Meus amigos, eu não invento
nada, somente falo do que existiu, do
que se passou naquela enorme casa. Uma
vez existiram sessenta e três rapazes. Passaram uns uniformes, passaram as
balas e ficou o sangue, mostrando o lugar em que eles, antes de morrer,
viveram.
O romance se inicia com um vocativo meus amigos e, brevemente, reflete sobre
o esquecer e o lembrar. Num hipotético diálogo, o narrador chama os eventuais
interlocutores de eternos bondosos, aqueles que dizem ser bom o esquecimento. Mas ele, insiste: é preciso
que lembremos muito, muitíssimo,
raivosamente, antes de esquecer um pouco.
E’ que precisa falar sobre “esse terrível e rápido que aconteceu na
cidade há exatamente um ano atrás.
Então, se permite longas digressões – um eu que se interroga, se expõe – onde
se insere o vocativo amigos,
retomando o laço com os interlocutores para somente na página quarenta e oito
retornar à lembrança que lhe motiva esse dizer e que ele divide com esses
a quem se dirige. E’ quando menciona o momento em que eles, como ele,
começaram a saber que houvera uma
rebelião de estudantes e que parece, todos haviam mortos. Para novamente se perder em
reflexões sobre o trabalho, sobre a vida miserável nos cortiços e já no segundo capítulo se
dirigir, outra vez, aos interlocutores que tanto quanto ele sabiam que a desejada mudança de governo não
ocorrera. Novas digressões sobre o mês de setembro – o mês das revoluções, o
mês que é pai da Pátria – para, novamente, o vocativo cúmplice aparecer vocês conhecem a Universidade. Só então,
o relato dos acontecimentos se inicia:
os jovens que se entrincheiraram na Universidade, se rendem diante das
armas e se deixam conduzir para o prédio vizinho, o Seguro Obrero onde são mortos, um a um. Também a esse relato se
mesclam as digressões – momentos de vivências de um ou outro estudante,
expresso, inclusive pelo fluir da consciência –
e o vocativo seguido de uma súplica: não esqueçam. Vocativo que iniciará
o último capítulo. Nele se completa o tempo cronológico – umas doze horas – em
que se encerra a narrativa. Entre dados objetivos (eram umas dez horas da
noite, não havia bondes, não era permitido passar pelas ruas do centro, em cada
esquina havia homens uniformizados) e observações sobre o que acontecia no
jornal em que trabalhava onde fotos
sobre as mesas registravam o que ocorrera, o narrador insere brevíssimos
textos sobre o epílogo do sucedido e,
agora, se dirige a um companheiro de trabalho, nominado, que tuteia enquanto o
observa dormir: “Mortos demais para só
uma tarde de primavera. [...].Estão todos mortos, mataram a todos,
companheiro.
Quando chega a hora de ir embora do
jornal sabe, apenas, o que as duas fotos mostram – os rebeldes, caminhando na
rua com os braços levantados ou depois, diante da enorme casa banhada de sol e o que dizia o jornal: Todos os revoltosos tinham morrido.
E’
com pena e com raiva que chega em casa e quer acordar a mulher para contar-lhe.

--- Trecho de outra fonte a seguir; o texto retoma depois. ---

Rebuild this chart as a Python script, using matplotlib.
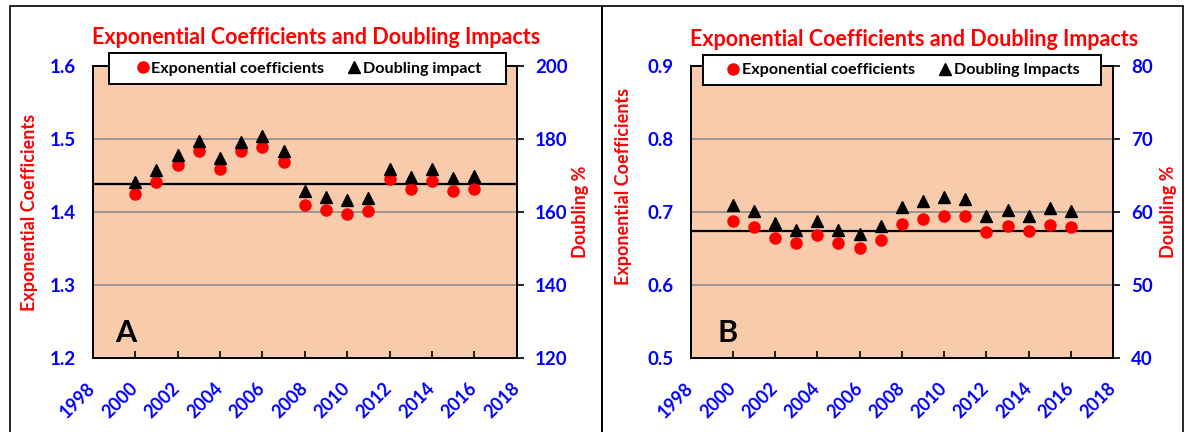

Mas, antes, outra vez, se dirige aos amigos dizendo: ainda me lembro (nunca
tive muita memória) que lhe estive dizendo:-escuta,
escuta, mataram a todos.
Essas
mortes institucionalizadas que aconteceram no dia 5 de setembro de 1938,
na capital do Chile, emocionaram, profundamente a Carlos Droguett e um ano
depois, para lembrá-las, publica uma crônica, “Los asesinados del Seguro
Obrero” em que relembra o fato. Anos mais tarde, quando parecia que essas mortes
tinham sido esquecidas, Carlos Droguett retoma o assunto e entre o inverno de
1951 e o verão de 1952, reelabora o texto da crônica e, acrescentando outros,
publica o seu primeiro romance, 60
muertos en la escalera (Nascimento, Santiago).
Profundamente
inovador na Literatura Chilena da época, ele se distingue, também pela postura
comprometida com o ser humano que não lhe permite aceitar a matança dos jovens
rebeldes, ainda que adotassem princípios
ideológicos com os quais não compartilhava. No relato, a sua emoção quer
testemunho e ao se dirigir àqueles que também sabem dos fatos, os que chama de meus amigos, tenta não apenas fazer pensar naquilo que se passou
mas, de certa maneira, levar os
interlocutores a sentir a
responsabilidade que possui (ou deve
possuir) cada ser humano na desgraça do outro. Um recurso narrativo que deseja
a aproximação com o leitor para, assim,
fazê-lo compartilhar de sua tristeza e de seu horror.